When Van den Eynde became aware of it

These elements form the basis of the case against Spain for violating Article 18. It is one of the few areas in which the lawyers defending the prisoners were all in agreement: the opportunity to have the Spanish state found guilty of limiting the  fundamental rights of politicians and activists as part of a hidden agenda to silence them. Article 18 was first mentioned on 12 February 2019, the start of the trial against the Catalan political prisoners at the Spanish Supreme Court. In his opening statement, Andreu Van den Eynde, the lawyer representing Oriol Junqueras and Raül Romeva, referred to a highly significant article of the European Convention on Human Rights, the 18th, which the ECHR is increasingly taking an interest in. At the time, neither the court nor anyone else paid much attention to Van den Eynde’s remarks. However, Article 18 forms the backbone of the former prisoners legal strategy in their attempt to have the Spanish state found guilty.

Van den Eynde said: “Article 18 of the Convention limits the abuse of power. Though it is recognised that fundamental rights may be limited for a number of reasons, these mustn’t be arbitrary, or exceed certain limits. Any limitations on rights must be justified. In Spain however, in this case, all manner of rights have been restricted! Every right in the constitution. I looked at the constitution and I found it hard to find a right which hadn’t been affected. And I’m not talking about the violation of a right, but its restriction: degrading treatment, freedom, privacy, the inviolability of one’s home, the secrecy of communications, freedom of movement, freedom of expression, assembly and demonstration, the right to political participation, procedural rights, due process, freedom of thought…”

Van den Eynde also referred to the speech by the President of the ECHR, Guido Raimondi, at the opening of the trial just a fortnight ago. “President Raimondi stated that democracy is at risk as a result of treating the political opposition like the enemy of the State.” Indeed, in his speech, Raimondi explicitly mentioned the importance of Article 18 and concerns as to the growing number of convictions for states which had violated it.” This provision, which is crucial for a pluralistic democracy, has been breached only twelve times, but five times during the year 2018 alone. This is both a worrying and a tell-tale sign.” Van den Eynde stated that this reveals a tendency to attempt to “silence an opponent.”

Georgia, Russia, Turkey…

One of the five cases recorded in 2018 involved the Azerbaijani dissident Rashad Hasanov. Earlier, in 2017, the ECHR had issued another ruling which is considered crucial in establishing the doctrine currently applicable to Article 18: it found Georgia guilty of having violated the rights of opposition leader Vano Merabishvili. This set another key precedent for Catalonia’s pro-independence political leaders, since the court ruled that the state had abused its power in order to neutralize political opposition by improperly prolonging Merabishvili’s pre-trial detention.

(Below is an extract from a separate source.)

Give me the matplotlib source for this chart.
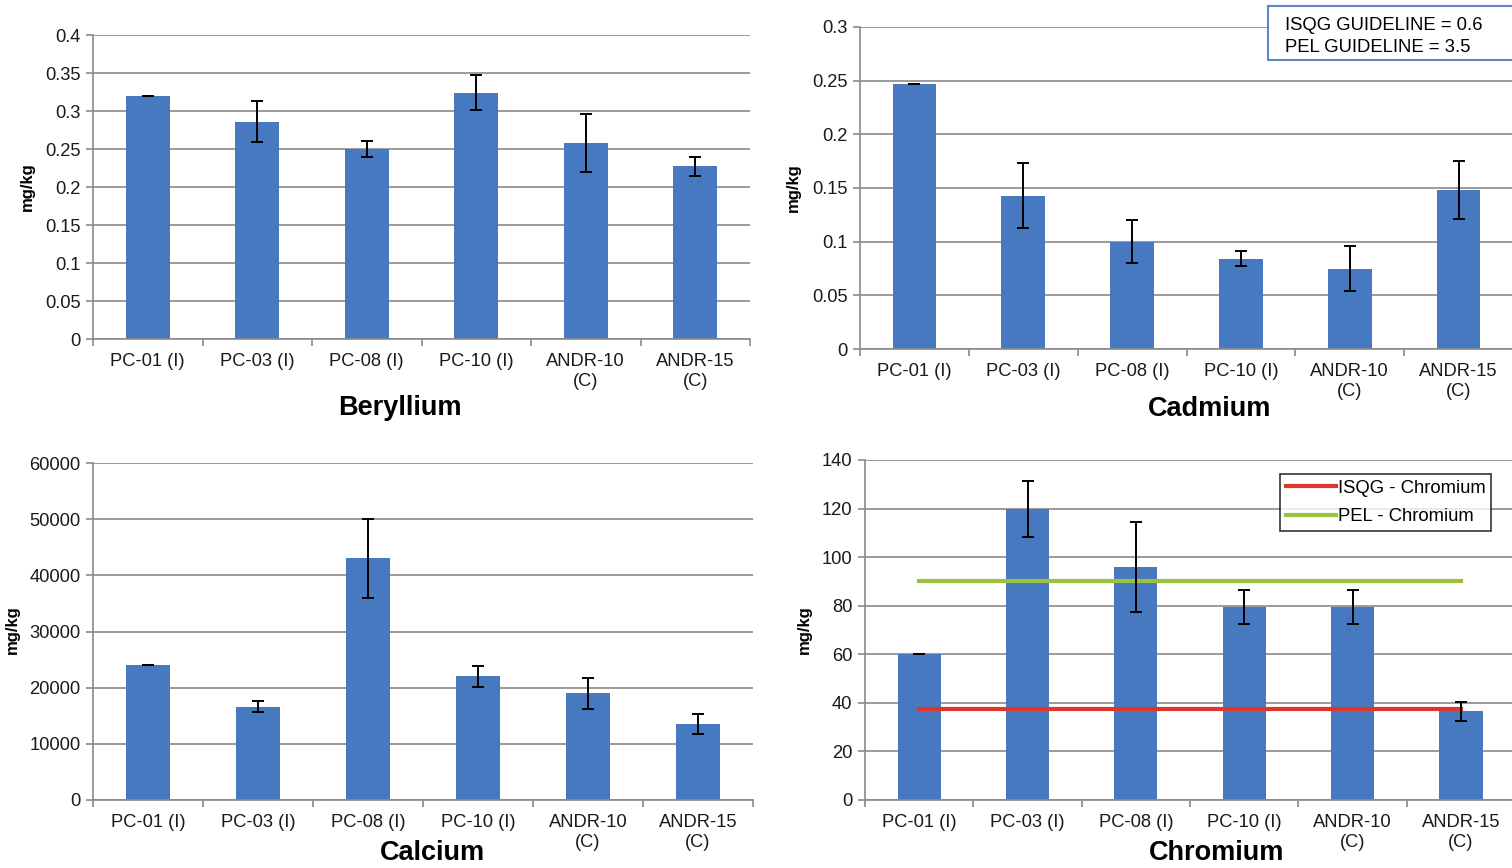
import matplotlib
matplotlib.use("Agg")
import matplotlib.pyplot as plt
import numpy as np
from matplotlib.patches import Rectangle
from matplotlib.ticker import FuncFormatter, MultipleLocator, FixedLocator

plt.rcParams['font.family'] = ['Liberation Sans', 'DejaVu Sans']

# Sampling sites
sites = ['PC-01 (I)', 'PC-03 (I)', 'PC-08 (I)', 'PC-10 (I)', 'ANDR-10\n(C)', 'ANDR-15\n(C)']

# Mean concentrations (mg/kg) and error bar half-widths
be_mean = [0.320, 0.286, 0.250, 0.324, 0.258, 0.227]
be_err = [0.0, 0.027, 0.010, 0.023, 0.038, 0.012]

cd_mean = [0.247, 0.143, 0.100, 0.084, 0.075, 0.148]
cd_err = [0.0, 0.030, 0.020, 0.007, 0.021, 0.027]

ca_mean = [24000, 16600, 43000, 22000, 19000, 13500]
ca_err = [0, 1000, 7000, 1800, 2800, 1800]

cr_mean = [60.3, 120.0, 96.0, 79.5, 79.5, 36.5]
cr_err = [0.0, 11.5, 18.5, 7.0, 7.0, 4.0]

# Sediment quality guidelines for chromium
isqg_cr = 37.3
pel_cr = 90.0

BAR = '#4779c0'
GRID = '#8a8a8a'
W, H = 1512, 868

fig = plt.figure(figsize=(W / 100, H / 100), dpi=100)
fig.patch.set_facecolor('white')


def px_axes(left, top, right, bottom):
    return fig.add_axes([left / W, 1 - bottom / H, (right - left) / W, (bottom - top) / H])


def bar_panel(ax, means, errs, ymax, step):
    x = np.arange(len(sites))
    ax.bar(x, means, width=0.4, color=BAR, zorder=2)
    ax.errorbar(x, means, yerr=errs, fmt='none', ecolor='black', elinewidth=1.4,
                capsize=4, capthick=1.4, zorder=5)
    ax.set_xlim(-0.5, len(sites) - 0.5)
    ax.set_ylim(0, ymax)
    ax.yaxis.set_major_locator(MultipleLocator(step))
    ax.yaxis.set_major_formatter(FuncFormatter(lambda v, p: '{:g}'.format(round(v, 4))))
    ax.grid(axis='y', color=GRID, lw=1.2, zorder=0)
    ax.set_axisbelow(True)
    # category boundaries get tick marks, centres get the labels
    ax.xaxis.set_major_locator(FixedLocator(np.arange(-0.5, len(sites), 1.0)))
    ax.xaxis.set_major_formatter(FuncFormatter(lambda v, p: ''))
    ax.xaxis.set_minor_locator(FixedLocator(x))
    ax.set_xticklabels(sites, minor=True, linespacing=1.25)
    ax.tick_params(axis='x', which='major', length=5, color=GRID, width=1.2, direction='out')
    ax.tick_params(axis='x', which='minor', length=0, pad=10, labelsize=13.2, colors='#1a1a1a')
    ax.tick_params(axis='y', length=5, color=GRID, width=1.2, labelsize=13.2,
                   labelcolor='#1a1a1a', pad=4)
    for s in ('top', 'right'):
        ax.spines[s].set_visible(False)
    for s in ('left', 'bottom'):
        ax.spines[s].set_color(GRID)
        ax.spines[s].set_linewidth(1.2)


ax1 = px_axes(93, 35, 750, 339)
bar_panel(ax1, be_mean, be_err, 0.4, 0.05)

ax2 = px_axes(860, 27, 1513, 349)
bar_panel(ax2, cd_mean, cd_err, 0.3, 0.05)

ax3 = px_axes(93, 463, 753, 800)
bar_panel(ax3, ca_mean, ca_err, 60000, 10000)

ax4 = px_axes(865, 460, 1515, 800)
bar_panel(ax4, cr_mean, cr_err, 140, 20)
xs = [0, len(sites) - 1]
ax4.plot(xs, [isqg_cr, isqg_cr], color='#e0352b', lw=3, zorder=4, label='ISQG - Chromium')
ax4.plot(xs, [pel_cr, pel_cr], color='#9bc23c', lw=3, zorder=4, label='PEL - Chromium')
leg = ax4.legend(loc='upper right', bbox_to_anchor=(1491 / W, 1 - 474 / H),
                 bbox_transform=fig.transFigure, fontsize=13.3, frameon=True, fancybox=False,
                 edgecolor='black', handlelength=2.7, handletextpad=0.1,
                 labelspacing=0.62, borderpad=0.3, borderaxespad=0)
leg.get_frame().set_linewidth(1.2)

# guideline note for cadmium
fig.patches.append(Rectangle((1268 / W, 1 - 60 / H), 250 / W, 54 / H,
                             transform=fig.transFigure, facecolor='white',
                             edgecolor='#5b87c8', lw=1.5, zorder=10))
fig.text(1285 / W, 1 - 25 / H, 'ISQG GUIDELINE = 0.6', fontsize=13.3, va='center', zorder=11)
fig.text(1285 / W, 1 - 47 / H, 'PEL GUIDELINE = 3.5', fontsize=13.3, va='center', zorder=11)

# panel titles
for name, cx, cy in [('Beryllium', 400, 408), ('Cadmium', 1210, 409),
                     ('Calcium', 432, 853), ('Chromium', 1217, 853)]:
    fig.text(cx / W, 1 - cy / H, name, fontsize=19.5, fontweight='bold',
             ha='center', va='center')

# y axis labels
for cx, cy in [(27, 187), (793, 188), (12, 630), (804, 630)]:
    fig.text(cx / W, 1 - cy / H, 'mg/kg', fontsize=12, fontweight='bold',
             rotation=90, ha='center', va='center')

fig.savefig('out.png', dpi=100, facecolor='white')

Merabishvili was a prominent leader during the 2003 Rose Revolution which put an end to the Soviet era. For a number of years he was a minister in Mikheil Saakashvili’s cabinet, while for a brief period in 2012 he served as prime minister until he lost the election. After the new government took office, Merabishvili was charged and convicted of abuse of office, concealment of evidence and other crimes, as a result of which he spent nearly seven years in jail. The ECHR’s 2017 ruling declared that his fundamental rights had been violated. Jordi Pina, Josep Rull and Jordi Turull’s lawyer, cites Merabishvili’s case in their appeals to the ECHR.

According to Pina: “The clearest proof of this ideological persecution by an incompetent and partial court is that members of the Catalan government who left office following the events were only punished for disobedience, a crime which does not carry a prison sentence. As the then Spanish deputy prime minister Soraya Sáenz de Santamaría euphorically proclaimed, thanks to the jailing of its leaders, the ruling Partido Popular had ‘beheaded’ the Catalan independence movement. The ECHR naturally considers ‘political or economic motivation behind criminal prosecution’ to be at odds with Article 18 (Merabishvili v. Georgia [GC], § 332).”

More recent cases which establish precedents are also worth considering. Russia was convicted of violating Article 18 for keeping the opposition leader Alexei Navalny under house arrest for political reasons. Meanwhile, in November 2018, Turkey was also found to have violated Article 18 for detaining the Kurdish leader Selahattin Demirtas, among other reasons. The court ruled that his imprisonment served an ulterior purpose which went beyond the persecution of an alleged crime; the aim was to prevent him from carrying out his political activities in Turkey at a crucial time when a constitutional reform was underway in an attempt to bestow the President of the Republic with greater powers.

Obviously there are differences between all these cases and that of the persecution of Catalan independence leaders. But there are also many disturbing similarities and parallels. As lawyer Benet Salellas explained in an interview with this newspaper, a highly significant precedent could be set if the ECHR were to address this issue. “We would be witnessing something unprecedented, since no state in Western Europe has ever been found guilty of violating Article 18 in relation to the right to protest and political opposition. We want to raise the issue in relation to what we have always said about the political trial, throwing down the gauntlet before the ECHR, challenging it to delve deeper into a Western Europe state. It’s an all-in approach, but we think it’s worth trying, since it would allow us to build a united defence strategy with all the other political trials which are pending, such as the ‘case of the 13’, and other court cases involving demonstrations and protests. They all have in common the abuse of the legal system to silence the opposition.”